Craft an Ironclad Game Plan

High-conflict litigation is won through preparation, not improvisation. A strong strategy starts with early case assessment—identifying pressure points, mapping the opponent’s tactics, and organizing evidence so patterns of delay, abuse, or obstruction are easy to prove and respond to. Clear documentation and structured timelines ensure you’re always reacting from a position of control, not confusion.

From there, set firm objectives: define what is non-negotiable, what is negotiable, and what can be deprioritized to protect the bigger outcome. Anticipate escalation by pre-planning motions, protective orders, or structured dispute resolution where appropriate, and continuously refine the strategy as the case evolves. An effective game plan is actionable, disciplined, and adaptable—turning preparation into leverage and preventing the opposing side from dictating the pace of the case.

Precision Communication: Your Motion in Limine

In high-conflict litigation, words function like exhibits—either strengthening your position or creating unnecessary risk. Precision communication keeps every message brief, factual, and purpose-driven so the focus stays on the record, not the emotion surrounding it. Instead of reacting, the goal is to respond with control, clarity, and intent.

Keep communication short and grounded in verifiable facts like dates, deadlines, and procedural history, avoiding commentary on motive or personality. Use neutral, professional language that cannot be easily weaponized or quoted out of context, and always match tone to forum—whether it’s correspondence, filings, or in-court statements. Before sending anything, ensure it serves a clear purpose such as preserving the record or seeking relief; if it doesn’t, it likely shouldn’t be sent.
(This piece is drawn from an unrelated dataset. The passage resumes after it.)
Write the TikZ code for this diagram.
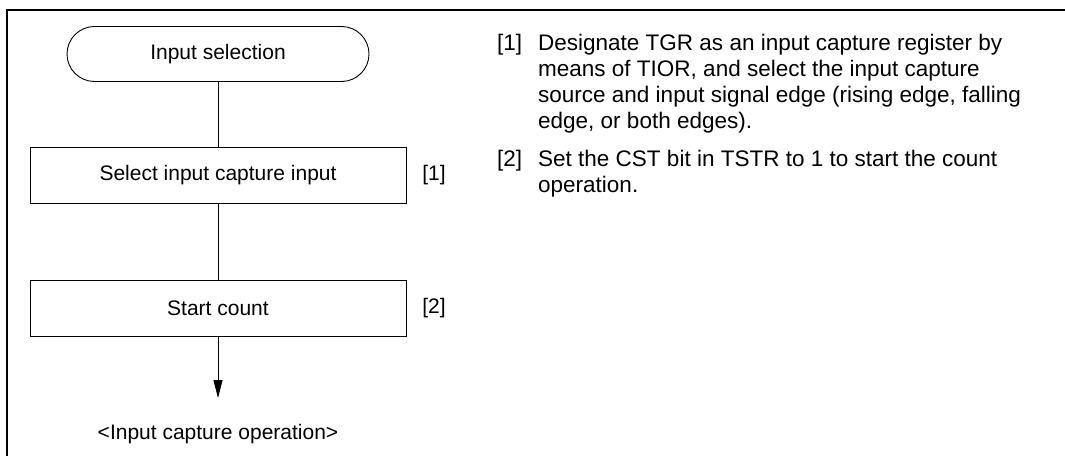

Self-Preservation: Billable Sustainability

High-conflict cases can quickly drain time, energy, and judgment if not managed carefully. Sustaining performance requires treating endurance as part of legal strategy—because an exhausted lawyer is more likely to make reactive decisions, miss details, and lose control of tone and timing.

Build resilience through structured recovery and clear boundaries: take short mental resets during the day, define off-hours response limits, and rely on systems like templates and checklists to reduce decision fatigue. Not every issue is urgent, and not every message requires an immediate reply. The goal is to preserve clarity and judgment over the long run—so you can stay effective, consistent, and strategically sharp throughout the case.

Discipline Wins High-Conflict Cases

High-conflict litigation will always test more than legal skill—it tests patience, discipline, and the ability to stay strategic when everything around the case feels designed to pull you off course. Opposing tactics, client pressure, and procedural noise are all part of the environment, but they do not have to dictate your response.

The lawyers who consistently perform in these cases are not the ones who react fastest or argue hardest—they are the ones who stay controlled, think several steps ahead, and let structure replace impulse. They protect their judgment, communicate with precision, and treat every decision as part of a larger strategy, not a moment of frustration.

In the end, high-conflict cases are not won by intensity. They are won by discipline.